## Stated problem
Output the material below unchanged, apart from leaving out the pictures.

## Source data
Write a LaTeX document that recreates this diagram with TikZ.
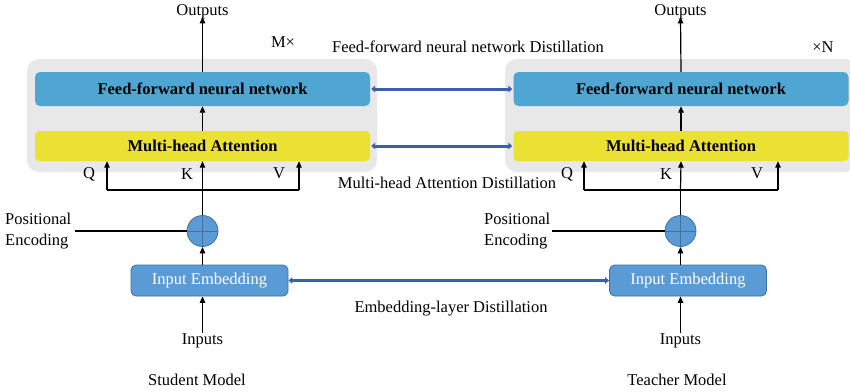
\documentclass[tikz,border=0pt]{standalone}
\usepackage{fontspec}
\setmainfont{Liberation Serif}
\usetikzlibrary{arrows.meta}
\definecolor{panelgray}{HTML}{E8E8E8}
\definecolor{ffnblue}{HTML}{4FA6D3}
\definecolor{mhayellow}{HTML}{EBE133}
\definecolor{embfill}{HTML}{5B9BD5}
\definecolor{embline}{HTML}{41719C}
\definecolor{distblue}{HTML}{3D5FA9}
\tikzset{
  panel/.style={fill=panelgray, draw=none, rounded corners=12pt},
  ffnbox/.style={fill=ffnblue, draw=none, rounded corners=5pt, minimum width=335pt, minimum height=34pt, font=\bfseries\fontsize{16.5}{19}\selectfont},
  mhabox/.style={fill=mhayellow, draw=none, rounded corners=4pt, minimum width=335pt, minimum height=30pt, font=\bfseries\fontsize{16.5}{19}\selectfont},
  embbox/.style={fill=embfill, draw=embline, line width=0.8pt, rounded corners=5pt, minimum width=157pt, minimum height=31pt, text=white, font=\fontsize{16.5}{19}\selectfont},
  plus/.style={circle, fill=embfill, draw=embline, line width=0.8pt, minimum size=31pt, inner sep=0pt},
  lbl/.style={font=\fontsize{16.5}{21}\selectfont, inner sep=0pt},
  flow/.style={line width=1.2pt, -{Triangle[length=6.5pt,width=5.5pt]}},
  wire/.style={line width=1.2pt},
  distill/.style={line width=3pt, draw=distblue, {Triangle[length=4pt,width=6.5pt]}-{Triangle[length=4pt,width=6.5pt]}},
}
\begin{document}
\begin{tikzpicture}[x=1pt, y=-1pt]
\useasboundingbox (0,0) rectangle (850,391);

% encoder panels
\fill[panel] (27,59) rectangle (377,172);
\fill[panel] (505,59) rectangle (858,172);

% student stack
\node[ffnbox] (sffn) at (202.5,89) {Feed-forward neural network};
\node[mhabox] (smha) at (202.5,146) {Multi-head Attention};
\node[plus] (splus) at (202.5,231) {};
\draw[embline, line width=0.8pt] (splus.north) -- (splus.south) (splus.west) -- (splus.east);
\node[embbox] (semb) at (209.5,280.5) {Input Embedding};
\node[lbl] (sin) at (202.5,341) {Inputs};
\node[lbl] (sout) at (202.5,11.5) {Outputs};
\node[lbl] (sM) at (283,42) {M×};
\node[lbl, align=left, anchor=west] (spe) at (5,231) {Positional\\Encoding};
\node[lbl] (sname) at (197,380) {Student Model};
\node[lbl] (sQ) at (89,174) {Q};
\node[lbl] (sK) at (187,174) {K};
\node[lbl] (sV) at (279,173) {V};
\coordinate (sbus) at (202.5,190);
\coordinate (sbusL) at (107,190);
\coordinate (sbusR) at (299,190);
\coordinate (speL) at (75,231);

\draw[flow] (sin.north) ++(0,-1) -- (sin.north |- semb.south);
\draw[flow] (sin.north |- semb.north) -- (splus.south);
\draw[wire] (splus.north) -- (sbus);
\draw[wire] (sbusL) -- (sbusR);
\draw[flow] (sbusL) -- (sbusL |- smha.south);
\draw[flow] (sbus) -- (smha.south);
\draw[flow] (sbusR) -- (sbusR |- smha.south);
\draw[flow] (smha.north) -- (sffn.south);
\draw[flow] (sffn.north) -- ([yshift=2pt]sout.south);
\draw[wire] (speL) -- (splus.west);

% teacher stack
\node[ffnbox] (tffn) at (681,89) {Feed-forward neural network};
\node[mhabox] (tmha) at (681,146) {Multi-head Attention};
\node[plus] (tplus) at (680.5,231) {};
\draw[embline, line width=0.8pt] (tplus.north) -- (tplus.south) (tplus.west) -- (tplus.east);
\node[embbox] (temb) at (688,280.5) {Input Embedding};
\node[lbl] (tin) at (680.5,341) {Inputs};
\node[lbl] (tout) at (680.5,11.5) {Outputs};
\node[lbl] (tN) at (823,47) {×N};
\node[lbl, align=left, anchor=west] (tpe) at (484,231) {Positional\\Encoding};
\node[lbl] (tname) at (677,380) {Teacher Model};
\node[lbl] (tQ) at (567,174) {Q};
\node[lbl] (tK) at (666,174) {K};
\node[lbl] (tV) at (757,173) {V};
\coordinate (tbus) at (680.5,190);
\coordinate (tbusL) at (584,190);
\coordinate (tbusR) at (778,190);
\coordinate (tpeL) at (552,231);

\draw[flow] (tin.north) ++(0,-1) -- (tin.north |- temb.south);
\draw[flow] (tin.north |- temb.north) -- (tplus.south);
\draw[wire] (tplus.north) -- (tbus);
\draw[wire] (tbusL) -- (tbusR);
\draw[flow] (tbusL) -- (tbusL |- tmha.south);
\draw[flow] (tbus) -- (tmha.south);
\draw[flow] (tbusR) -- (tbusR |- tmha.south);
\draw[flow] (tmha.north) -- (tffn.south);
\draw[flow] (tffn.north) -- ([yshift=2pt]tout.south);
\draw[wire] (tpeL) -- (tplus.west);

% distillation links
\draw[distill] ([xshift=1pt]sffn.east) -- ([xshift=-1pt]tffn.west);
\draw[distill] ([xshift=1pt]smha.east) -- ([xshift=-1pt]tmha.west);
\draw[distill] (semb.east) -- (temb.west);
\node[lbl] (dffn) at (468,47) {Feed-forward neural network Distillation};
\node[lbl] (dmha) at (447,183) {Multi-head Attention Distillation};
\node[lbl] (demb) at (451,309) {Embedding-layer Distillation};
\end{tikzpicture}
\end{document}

## Written solution
Write a LaTeX document that recreates this diagram with TikZ.
\documentclass[tikz,border=0pt]{standalone}
\usepackage{fontspec}
\setmainfont{Liberation Serif}
\usetikzlibrary{arrows.meta}
\definecolor{panelgray}{HTML}{E8E8E8}
\definecolor{ffnblue}{HTML}{4FA6D3}
\definecolor{mhayellow}{HTML}{EBE133}
\definecolor{embfill}{HTML}{5B9BD5}
\definecolor{embline}{HTML}{41719C}
\definecolor{distblue}{HTML}{3D5FA9}
\tikzset{
  panel/.style={fill=panelgray, draw=none, rounded corners=12pt},
  ffnbox/.style={fill=ffnblue, draw=none, rounded corners=5pt, minimum width=335pt, minimum height=34pt, font=\bfseries\fontsize{16.5}{19}\selectfont},
  mhabox/.style={fill=mhayellow, draw=none, rounded corners=4pt, minimum width=335pt, minimum height=30pt, font=\bfseries\fontsize{16.5}{19}\selectfont},
  embbox/.style={fill=embfill, draw=embline, line width=0.8pt, rounded corners=5pt, minimum width=157pt, minimum height=31pt, text=white, font=\fontsize{16.5}{19}\selectfont},
  plus/.style={circle, fill=embfill, draw=embline, line width=0.8pt, minimum size=31pt, inner sep=0pt},
  lbl/.style={font=\fontsize{16.5}{21}\selectfont, inner sep=0pt},
  flow/.style={line width=1.2pt, -{Triangle[length=6.5pt,width=5.5pt]}},
  wire/.style={line width=1.2pt},
  distill/.style={line width=3pt, draw=distblue, {Triangle[length=4pt,width=6.5pt]}-{Triangle[length=4pt,width=6.5pt]}},
}
\begin{document}
\begin{tikzpicture}[x=1pt, y=-1pt]
\useasboundingbox (0,0) rectangle (850,391);

% encoder panels
\fill[panel] (27,59) rectangle (377,172);
\fill[panel] (505,59) rectangle (858,172);

% student stack
\node[ffnbox] (sffn) at (202.5,89) {Feed-forward neural network};
\node[mhabox] (smha) at (202.5,146) {Multi-head Attention};
\node[plus] (splus) at (202.5,231) {};
\draw[embline, line width=0.8pt] (splus.north) -- (splus.south) (splus.west) -- (splus.east);
\node[embbox] (semb) at (209.5,280.5) {Input Embedding};
\node[lbl] (sin) at (202.5,341) {Inputs};
\node[lbl] (sout) at (202.5,11.5) {Outputs};
\node[lbl] (sM) at (283,42) {M×};
\node[lbl, align=left, anchor=west] (spe) at (5,231) {Positional\\Encoding};
\node[lbl] (sname) at (197,380) {Student Model};
\node[lbl] (sQ) at (89,174) {Q};
\node[lbl] (sK) at (187,174) {K};
\node[lbl] (sV) at (279,173) {V};
\coordinate (sbus) at (202.5,190);
\coordinate (sbusL) at (107,190);
\coordinate (sbusR) at (299,190);
\coordinate (speL) at (75,231);

\draw[flow] (sin.north) ++(0,-1) -- (sin.north |- semb.south);
\draw[flow] (sin.north |- semb.north) -- (splus.south);
\draw[wire] (splus.north) -- (sbus);
\draw[wire] (sbusL) -- (sbusR);
\draw[flow] (sbusL) -- (sbusL |- smha.south);
\draw[flow] (sbus) -- (smha.south);
\draw[flow] (sbusR) -- (sbusR |- smha.south);
\draw[flow] (smha.north) -- (sffn.south);
\draw[flow] (sffn.north) -- ([yshift=2pt]sout.south);
\draw[wire] (speL) -- (splus.west);

% teacher stack
\node[ffnbox] (tffn) at (681,89) {Feed-forward neural network};
\node[mhabox] (tmha) at (681,146) {Multi-head Attention};
\node[plus] (tplus) at (680.5,231) {};
\draw[embline, line width=0.8pt] (tplus.north) -- (tplus.south) (tplus.west) -- (tplus.east);
\node[embbox] (temb) at (688,280.5) {Input Embedding};
\node[lbl] (tin) at (680.5,341) {Inputs};
\node[lbl] (tout) at (680.5,11.5) {Outputs};
\node[lbl] (tN) at (823,47) {×N};
\node[lbl, align=left, anchor=west] (tpe) at (484,231) {Positional\\Encoding};
\node[lbl] (tname) at (677,380) {Teacher Model};
\node[lbl] (tQ) at (567,174) {Q};
\node[lbl] (tK) at (666,174) {K};
\node[lbl] (tV) at (757,173) {V};
\coordinate (tbus) at (680.5,190);
\coordinate (tbusL) at (584,190);
\coordinate (tbusR) at (778,190);
\coordinate (tpeL) at (552,231);

\draw[flow] (tin.north) ++(0,-1) -- (tin.north |- temb.south);
\draw[flow] (tin.north |- temb.north) -- (tplus.south);
\draw[wire] (tplus.north) -- (tbus);
\draw[wire] (tbusL) -- (tbusR);
\draw[flow] (tbusL) -- (tbusL |- tmha.south);
\draw[flow] (tbus) -- (tmha.south);
\draw[flow] (tbusR) -- (tbusR |- tmha.south);
\draw[flow] (tmha.north) -- (tffn.south);
\draw[flow] (tffn.north) -- ([yshift=2pt]tout.south);
\draw[wire] (tpeL) -- (tplus.west);

% distillation links
\draw[distill] ([xshift=1pt]sffn.east) -- ([xshift=-1pt]tffn.west);
\draw[distill] ([xshift=1pt]smha.east) -- ([xshift=-1pt]tmha.west);
\draw[distill] (semb.east) -- (temb.west);
\node[lbl] (dffn) at (468,47) {Feed-forward neural network Distillation};
\node[lbl] (dmha) at (447,183) {Multi-head Attention Distillation};
\node[lbl] (demb) at (451,309) {Embedding-layer Distillation};
\end{tikzpicture}
\end{document}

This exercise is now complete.